RBL Bank MD & CEO Vishwavir Ahuja
Shares of RBL Bank
slipped as much as 4.29 per cent to Rs 201.55 on the BSE on Monday after the private sector lender said its managing director and CEO Vishwavir Ahuja had sold shares worth over Rs 38.5 crore in the bank.
"We have received an intimation from Vishwavir Ahuja, Managing Director and CEO of the bank, mentioning that he has sold 18,92,900 shares of RBL Bank
on 27th and 28th of August, 2020 for approximately Rs 38.52 crore," RBL Bank
said in a regulatory filing, on Friday. READ THE FILING HERE
The sale has been driven primarily with the need to extinguish personal debt obligations and related servicing burden, undertaken over the last few years mainly to exercise and purchase vested ESOPs (and pay associated tax), as well as to take care of some pressing family commitments, the bank said.
The sale represents approximately 18 per cent of his/family's total holdings and Ahuja continues to retain 80,10,000 shares (approximately 1.6 per cent holding) of RBL Bank post the sale of these shares, it added.
"While I have sold a small part of my shareholding in the bank, I strongly believe that RBL Bank has a robust balance sheet and business franchise, is well capitalised and fortified to deal with the economic impact of the prevailing pandemic situation confronting the nation, and extremely well positioned to exploit market opportunities in the short as well as long term," Ahuja said in his intimation addressed to the compliance officer..
At 11:15 AM, the stock was trading 4.04 per cent lower at 202.10 as compared to 0.12 per cent gain in the S&P BSE Sensex. Around 2 crore shares have changed hands on the NSE and BSE so far, combined.
The private sector lender reported a 47 per cent decline in June quarter net profit at Rs 141 crore, owing to excess provisions of Rs 460 crore. The bank said it set aside Rs 240 crore for Covid-19 related provisions, taking the total money set aside due to possible reverses because of the pandemic to Rs 350 crore.
The gross non-performing assets ratio improved to 3.45 per cent as against 3.62 per cent in March, but was higher than 1.38 per cent in the year-ago period.
The bank's core net interest income grew 27 per cent to Rs 1,041 as margins remained strong at 4.85 per cent, while non-interest income declined 33 per cent to Rs 334 crore because of the pandemic. The overall capital adequacy stood at 16.35 per cent, with core tier-I ratio at 15.16 per cent.
In a post-results report dated July 28, Emkay Global Financial Services recommended 'Hold' rating on the stock with the target price of Rs 195.
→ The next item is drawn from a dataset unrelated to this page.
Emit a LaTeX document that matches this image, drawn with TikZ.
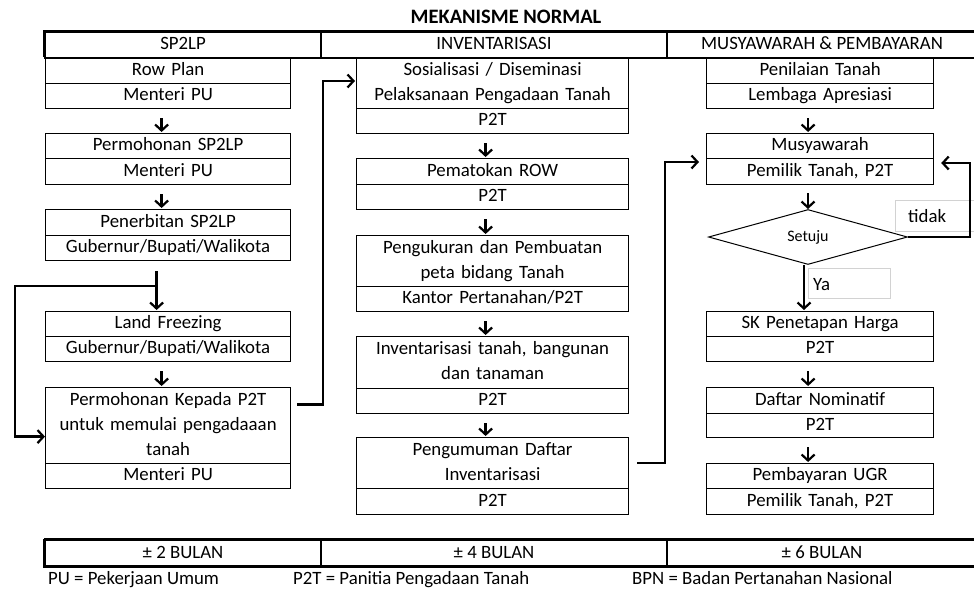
\documentclass[tikz,border=0pt]{standalone}
\usepackage{fontspec}
\setmainfont{Carlito}
\usetikzlibrary{arrows.meta,shapes.geometric}
\tikzset{
  txt/.style={font={\fontsize{18.8}{25}\selectfont}},
  cell/.style={txt,draw,line width=1.2pt,inner sep=0pt,anchor=north west,align=center,text height=12.5pt,text depth=3.5pt},
  two/.style={text depth=28.5pt},
  three/.style={text depth=53.5pt},
  lc/.style={cell,minimum width=245pt,text width=240pt},
  mc/.style={cell,minimum width=272pt,text width=266pt},
  rc/.style={cell,minimum width=227pt,text width=222pt},
  hcell/.style={txt,draw,line width=2pt,inner sep=0pt,anchor=north west,minimum height=26pt,text height=12.5pt,text depth=3.5pt},
  arr/.style={line width=2.4pt,-{Straight Barb[length=6pt,width=13pt,line width=2.2pt]}},
  sarr/.style={arr,shorten <=9pt,shorten >=1pt},
  conn/.style={line width=2.4pt,line join=miter},
  lbl/.style={draw=gray!35,line width=1pt,anchor=north west,inner sep=0pt},
  legend/.style={txt,anchor=base west,inner sep=0pt},
}
\begin{document}
\begin{tikzpicture}[x=1pt,y=-1pt]
\useasboundingbox (0,0) rectangle (974,590);
% title
\node[font={\fontsize{20.5}{22}\selectfont\bfseries}] (title) at (506,17) {MEKANISME NORMAL};
% header
\node[hcell,minimum width=276pt] (h1) at (44,31) {SP2LP};
\node[hcell,minimum width=346pt] (h2) at (320,31) {INVENTARISASI};
\node[hcell,minimum width=310pt] (h3) at (666,31) {MUSYAWARAH \& PEMBAYARAN};
\draw[line width=3pt] (44,57) |- (976,31);
% footer row
\node[hcell,minimum width=276pt,minimum height=27pt] (f1) at (44,539) {± 2 BULAN};
\node[hcell,minimum width=346pt,minimum height=27pt] (f2) at (320,539) {± 4 BULAN};
\node[hcell,minimum width=310pt,minimum height=27pt] (f3) at (666,539) {± 6 BULAN};
\draw[line width=3pt] (44,539) -- (44,566) -- (976,566);
\draw[line width=3pt] (44,539) -- (976,539);
% legend
\node[legend] (k1) at (48,584) {PU = Pekerjaan Umum};
\node[legend] (k2) at (293,584) {P2T = Panitia Pengadaan Tanah};
\node[legend] (k3) at (632,584) {BPN = Badan Pertanahan Nasional};
% left column
\node[lc,minimum height=25pt] (rp) at (45,58) {Row Plan};
\node[lc,minimum height=25pt] (rpw) at (45,83) {Menteri PU};
\node[lc,minimum height=25pt] (ps) at (45,133) {Permohonan SP2LP};
\node[lc,minimum height=26pt] (psw) at (45,158) {Menteri PU};
\node[lc,minimum height=26pt] (pb) at (45,209) {Penerbitan SP2LP};
\node[lc,minimum height=25pt] (pbw) at (45,235) {Gubernur/Bupati/Walikota};
\node[lc,minimum height=25pt] (lf) at (45,311) {Land Freezing};
\node[lc,minimum height=25pt] (lfw) at (45,336) {Gubernur/Bupati/Walikota};
\node[lc,three,minimum height=76pt] (pk) at (45,387) {Permohonan Kepada P2T\\untuk memulai pengadaaan\\tanah};
\node[lc,minimum height=25pt] (pkw) at (45,463) {Menteri PU};
% middle column
\node[mc,two,minimum height=50pt] (so) at (356,58) {Sosialisasi / Diseminasi\\Pelaksanaan Pengadaan Tanah};
\node[mc,minimum height=25pt] (sow) at (356,108) {P2T};
\node[mc,minimum height=26pt] (pm) at (356,158) {Pematokan ROW};
\node[mc,minimum height=25pt] (pmw) at (356,184) {P2T};
\node[mc,two,minimum height=51pt] (pg) at (356,235) {Pengukuran dan Pembuatan\\peta bidang Tanah};
\node[mc,minimum height=25pt] (pgw) at (356,286) {Kantor Pertanahan/P2T};
\node[mc,two,minimum height=52pt] (iv) at (356,336) {Inventarisasi tanah, bangunan\\dan tanaman};
\node[mc,minimum height=25pt] (ivw) at (356,388) {P2T};
\node[mc,two,minimum height=51pt] (pu) at (356,437) {Pengumuman Daftar\\Inventarisasi};
\node[mc,minimum height=26pt] (puw) at (356,488) {P2T};
% right column
\node[rc,minimum height=25pt] (pt) at (706,58) {Penilaian Tanah};
\node[rc,minimum height=25pt] (ptw) at (706,83) {Lembaga Apresiasi};
\node[rc,minimum height=25pt] (mu) at (706,133) {Musyawarah};
\node[rc,minimum height=26pt] (muw) at (706,158) {Pemilik Tanah, P2T};
\node[draw,line width=1pt,diamond,minimum width=199pt,minimum height=53pt,inner sep=0pt,font={\fontsize{16}{18}\selectfont}] (dec) at (808,237) {Setuju};
\node[lbl,minimum width=80pt,minimum height=31pt] (tbox) at (895,200) {};
\node[txt,anchor=west,inner sep=0pt] (tidak) at (908,216) {tidak};
\node[lbl,minimum width=82pt,minimum height=30pt] (ybox) at (808,268) {};
\node[txt,anchor=west,inner sep=0pt] (ya) at (813,285) {Ya};
\node[rc,minimum height=25pt] (sk) at (706,311) {SK Penetapan Harga};
\node[rc,minimum height=25pt] (skw) at (706,336) {P2T};
\node[rc,minimum height=26pt] (dn) at (706,387) {Daftar Nominatif};
\node[rc,minimum height=24pt] (dnw) at (706,413) {P2T};
\node[rc,minimum height=25pt] (ug) at (706,463) {Pembayaran UGR};
\node[rc,minimum height=26pt] (ugw) at (706,488) {Pemilik Tanah, P2T};
% short arrows left
\draw[sarr] ([xshift=-6.5pt]rpw.south) -- ([xshift=-6.5pt]ps.north);
\draw[sarr] ([xshift=-6.5pt]psw.south) -- ([xshift=-6.5pt]pb.north);
\draw[sarr] ([xshift=-6.5pt]lfw.south) -- ([xshift=-6.5pt]pk.north);
% short arrows middle
\draw[sarr] ([xshift=-7pt]sow.south) -- ([xshift=-7pt]pm.north);
\draw[sarr] ([xshift=-7pt]pmw.south) -- ([xshift=-7pt]pg.north);
\draw[sarr] ([xshift=-7pt]pgw.south) -- ([xshift=-7pt]iv.north);
\draw[sarr] ([xshift=-7pt]ivw.south) -- ([xshift=-7pt]pu.north);
% short arrows right
\draw[sarr] ([xshift=-12pt]ptw.south) -- ([xshift=-12pt]mu.north);
\draw[sarr,shorten <=8pt,shorten >=0pt] (dec.north |- muw.south) -- (dec.north);
\draw[sarr] ([xshift=-12pt]skw.south) -- ([xshift=-12pt]dn.north);
\draw[sarr] ([xshift=-12pt]dnw.south) -- ([xshift=-12pt]ug.north);
\draw[arr,shorten >=1pt] ([xshift=-4pt]dec.south) -- ([xshift=-4pt]dec.south |- sk.north);
% left loop
\coordinate (lj) at (156,286);
\coordinate (ll) at (15,286);
\draw[arr,shorten <=10pt,shorten >=1pt] ([xshift=-11.5pt]pbw.south) -- ([xshift=-11.5pt]lf.north);
\draw[conn,arr,shorten >=0pt] (lj) -- (ll) |- ([yshift=-11pt]pk.west);
% connector left to middle
\coordinate (c1) at (323,81);
\draw[conn,arr,shorten >=1pt] ([xshift=6pt,yshift=21pt]pk.east) -| (c1) -- (c1 -| so.west);
% connector middle to right
\coordinate (c2) at (665,162);
\draw[conn,arr,shorten >=7pt] ([xshift=8pt]pu.east) -| (c2) -- (c2 -| muw.west);
% tidak loop
\coordinate (tr) at (970,163);
\draw[conn,arr,shorten >=7pt] (dec.east) -| (tr) -- (tr -| muw.east);
\end{tikzpicture}
\end{document}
"Loan growth remains subdued due to Covid-19-led disruptions and continued de-bulking of the corporate book. However, the bank has recovered from the deposit scare in Q4, with 7 per cent QoQ growth and CASA touching 30 per cent for the first time. The overall moratorium rate fell to 13.7 per cent from 33 per cent in value terms, but remains sticky for Cards at 22 per cent. Cumulative contingent provisions now stand at Rs 350 crore (up Rs 240 crore during Q1), 60bps of loans, which we believe need to be further accelerated," the brokerage said.
"With the deposit scare largely behind, we believe that the stock will now largely track the asset quality performance, with risk on its retail book likely to remain higher," it said.
HDFC Securities, on the other hand, said the near-term pain was inevitable for the bank, and, as such, the brokerage had a 'REDUCE' rating on the stock. The target price of Rs 148, however, remained unchanged.
"Significant treasury gains and strong NIMs buoyed RBK’s Q1 earnings. While QoQ deposit growth was healthy, deposit granularity remains an area of concern. Moratorium trends in the credit card and micro-credit portfolios, where LGDs are high, are concerning. These segments could contribute disproportionately to slippages and LLPs. Provisions are likely to remain elevated in the near term, denting return ratios. This underpins our REDUCE rating," it said.